I swore I would never become someone who dates people they meet online. I thought this form of dating was strictly for middle aged divorcees or people who wanted to take their sexting standards a step above craigslist personal ads.

Then one night it happened.

I got drunk and bored (a dangerous combination) and decided to investigate the world of OkCupid.

The sign up process was surprisingly simple and within seconds I had a complete profile, including a “self-summary”. This slightly sarcastic summary informed the online dating world that I had only drunkenly signed up out of curiosity and because I was looking for someone to buy me pizza and play video games with me in their underwear.

What I learned during my brief five month stay on the online dating website is that online dating is a contradiction in itself. You sign up under the impression that you’re on the internet – the one place where you won’t be judged for your twerking pics and you can be completely honest in your profile. You know, where you can ACTUALLY be yourself?

One of the OkCupid profile questions even encourages this with the question “what’s the most private thing you’re willing to admit?” Ironically the most popular answer to this question on other profiles was “that I’m on this website.”  Nonetheless, this sort of bare-all honesty is encouraged in online dating and that’s a good thing, right?

Not necessarily.

See, here’s the thing, we’re better off meeting the old fashioned way.
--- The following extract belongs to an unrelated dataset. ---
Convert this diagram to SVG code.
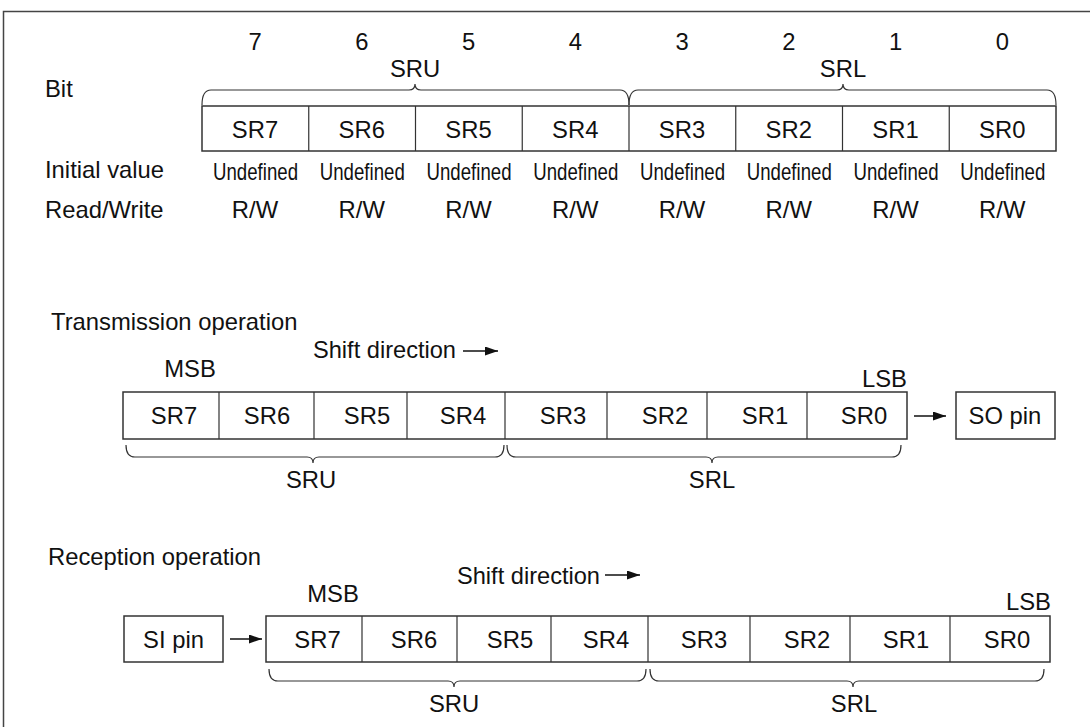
<svg xmlns="http://www.w3.org/2000/svg" width="1090" height="727" viewBox="0 0 1090 727">
<style>
text{font-family:"Liberation Sans",Arial,sans-serif;font-size:23.8px;fill:#111}
.c{text-anchor:middle}
.box{fill:#fff;stroke:#333;stroke-width:1.5}
.div{stroke:#333;stroke-width:1.2}
.brace{fill:none;stroke:#333;stroke-width:1.2}
.ln{stroke:#111;stroke-width:1.5;fill:none}
</style>
<defs>
<marker id="ah" markerUnits="userSpaceOnUse" markerWidth="14" markerHeight="10" refX="13" refY="4.5" orient="auto"><path d="M0,0 L13,4.5 L0,9 z" fill="#111"/></marker>
</defs>
<rect width="1090" height="727" fill="#fff"/>
<path d="M3.5,727 V11.5 H1090" fill="none" stroke="#444" stroke-width="1.5"/>

<g id="bit-register">
<text x="45" y="97">Bit</text>
<text x="45" y="178">Initial value</text>
<text x="45" y="218">Read/Write</text>
<g class="c">
<text x="255" y="50">7</text><text x="361.75" y="50">6</text><text x="468.5" y="50">5</text><text x="575.25" y="50">4</text>
<text x="682" y="50">3</text><text x="788.75" y="50">2</text><text x="895.5" y="50">1</text><text x="1002.25" y="50">0</text>
<text x="415" y="77">SRU</text><text x="843" y="77">SRL</text>
</g>
<path class="brace" d="M202,105 Q202,90 211,90 L409,90 Q415,90 415,84 Q415,90 421,90 L620,90 Q629,90 629,105"/>
<path class="brace" d="M629,105 Q629,90 638,90 L837,90 Q843,90 843,84 Q843,90 849,90 L1047,90 Q1056,90 1056,105"/>
<rect class="box" x="202" y="106" width="854" height="45"/>
<path class="div" d="M308.75,106V151M415.5,106V151M522.25,106V151M629,106V151M735.75,106V151M842.5,106V151M949.25,106V151"/>
<g class="c">
<text x="255" y="138">SR7</text><text x="361.75" y="138">SR6</text><text x="468.5" y="138">SR5</text><text x="575.25" y="138">SR4</text>
<text x="682" y="138">SR3</text><text x="788.75" y="138">SR2</text><text x="895.5" y="138">SR1</text><text x="1002.25" y="138">SR0</text>
</g>
<g class="c">
<text x="255.5" y="180" textLength="85" lengthAdjust="spacingAndGlyphs">Undefined</text>
<text x="362.25" y="180" textLength="85" lengthAdjust="spacingAndGlyphs">Undefined</text>
<text x="469" y="180" textLength="85" lengthAdjust="spacingAndGlyphs">Undefined</text>
<text x="575.75" y="180" textLength="85" lengthAdjust="spacingAndGlyphs">Undefined</text>
<text x="682.5" y="180" textLength="85" lengthAdjust="spacingAndGlyphs">Undefined</text>
<text x="789.25" y="180" textLength="85" lengthAdjust="spacingAndGlyphs">Undefined</text>
<text x="896" y="180" textLength="85" lengthAdjust="spacingAndGlyphs">Undefined</text>
<text x="1002.75" y="180" textLength="85" lengthAdjust="spacingAndGlyphs">Undefined</text>
</g>
<g class="c">
<text x="255" y="218">R/W</text><text x="361.75" y="218">R/W</text><text x="468.5" y="218">R/W</text><text x="575.25" y="218">R/W</text>
<text x="682" y="218">R/W</text><text x="788.75" y="218">R/W</text><text x="895.5" y="218">R/W</text><text x="1002.25" y="218">R/W</text>
</g>
</g>

<g id="transmission">
<text x="51" y="330">Transmission operation</text>
<text x="313" y="358" textLength="143" lengthAdjust="spacingAndGlyphs">Shift direction</text>
<text x="190" y="377" class="c">MSB</text>
<text x="907" y="387" text-anchor="end">LSB</text>
<rect class="box" x="123" y="392" width="784" height="47"/>
<path class="div" d="M219,392V439M314,392V439M407,392V439M505,392V439M607,392V439M707,392V439M807,392V439"/>
<g class="c">
<text x="174" y="424">SR7</text><text x="267" y="424">SR6</text><text x="367" y="424">SR5</text><text x="463" y="424">SR4</text>
<text x="563" y="424">SR3</text><text x="665" y="424">SR2</text><text x="765" y="424">SR1</text><text x="864" y="424">SR0</text>
</g>
<path class="brace" d="M126,445 Q126,457 135,457 L307,457 Q313,457 313,463 Q313,457 319,457 L495,457 Q504,457 504,445"/>
<path class="brace" d="M507,445 Q507,457 516,457 L706,457 Q712,457 712,463 Q712,457 718,457 L892,457 Q901,457 901,445"/>
<text x="311" y="488" class="c">SRU</text>
<text x="712" y="488" class="c">SRL</text>
</g>
<g id="so-pin">
<rect class="box" x="956" y="392" width="99" height="47"/>
<text x="1005" y="424" class="c">SO pin</text>
</g>

<g id="reception">
<text x="48" y="565">Reception operation</text>
<text x="457" y="584" textLength="143" lengthAdjust="spacingAndGlyphs">Shift direction</text>
<text x="333" y="602" class="c">MSB</text>
<text x="1051" y="610" text-anchor="end">LSB</text>
<rect class="box" x="266" y="616" width="784" height="46"/>
<path class="div" d="M362,616V662M457,616V662M551,616V662M648,616V662M750,616V662M850,616V662M950,616V662"/>
<g class="c">
<text x="317.5" y="648">SR7</text><text x="414" y="648">SR6</text><text x="510" y="648">SR5</text><text x="606" y="648">SR4</text>
<text x="704" y="648">SR3</text><text x="807" y="648">SR2</text><text x="906" y="648">SR1</text><text x="1007" y="648">SR0</text>
</g>
<path class="brace" d="M269,669 Q269,681 278,681 L448,681 Q454,681 454,687 Q454,681 460,681 L637,681 Q646,681 646,669"/>
<path class="brace" d="M650,669 Q650,681 659,681 L847,681 Q853,681 853,687 Q853,681 859,681 L1035,681 Q1044,681 1044,669"/>
<text x="454" y="712" class="c">SRU</text>
<text x="854" y="712" class="c">SRL</text>
</g>
<g id="si-pin">
<rect class="box" x="124" y="616" width="99" height="46"/>
<text x="173.5" y="648" class="c">SI pin</text>
</g>

<g id="connectors">
<line class="ln" x1="463" y1="351" x2="498" y2="351" marker-end="url(#ah)"/>
<line class="ln" x1="914" y1="416" x2="946" y2="416" marker-end="url(#ah)"/>
<line class="ln" x1="605" y1="575" x2="640" y2="575" marker-end="url(#ah)"/>
<line class="ln" x1="230" y1="639" x2="262" y2="639" marker-end="url(#ah)"/>
</g>
</svg>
When meeting someone at a bar, nobody is there to warn you that they are wearing a fedora in every social media default they have or that when you start texting them, you’ll find out they don’t understand the difference between your and you’re. You can make assumptions, but for the most part standards are lowered dramatically when leaving the online world.

When you first meet a person at a bar, you only care about their looks and their most basic personality. That’s it. You don’t get to find out if there’s anything remotely shitty about them or their tastes until after you’ve exchanged numbers.  Flirting outside the internet has almost become the Russian roulette of the dating world. You don’t know what the hell you’re bringing home at the end of the night.

Online dating should be making us less judgmental of each other because of how open we’re being, but I find myself rejecting more people online for shallow, silly reasons. If they were to approach me in public I’d most likely be happy to chat with them for a few drinks and who knows, get something more out of it other than a wink and deleted message. Even if they DID pass the initial online profile screening, sometimes I would stop responding a few messages into a conversation just because they weren’t entertaining enough. You can’t do this at a bar when the conversation starts to die. Instead you order more shots and hope things don’t take a turn for the worse.

Maybe it’s a waste of time to try to connect with someone in person based only on what they tell us. The first thing we do is Google the shit out of them anyway! With the way things are headed, online dating is going to become the acceptable way of getting a date. Soon, the people who met at a bar or in the park or grocery store parking lot are going to seem like the strange ones.

“Wait you only know a few basic facts about your date? But how do you know you’ll get along? Did you at least look at their twitter page first?” Soon it’ll become strange to not know a person before you actually get to meet them.

I hope we keep the mystery alive for a bit longer. The answer to OkCupid’s general prompt of “what’s the most private thing you’re willing to admit?” changes drastically once you meet in person. Plus, meeting in person makes the flirting and getting-to-know-you process way more fun, especially after a few drinks. So let’s take advantage of swapping secrets with strangers while we still can.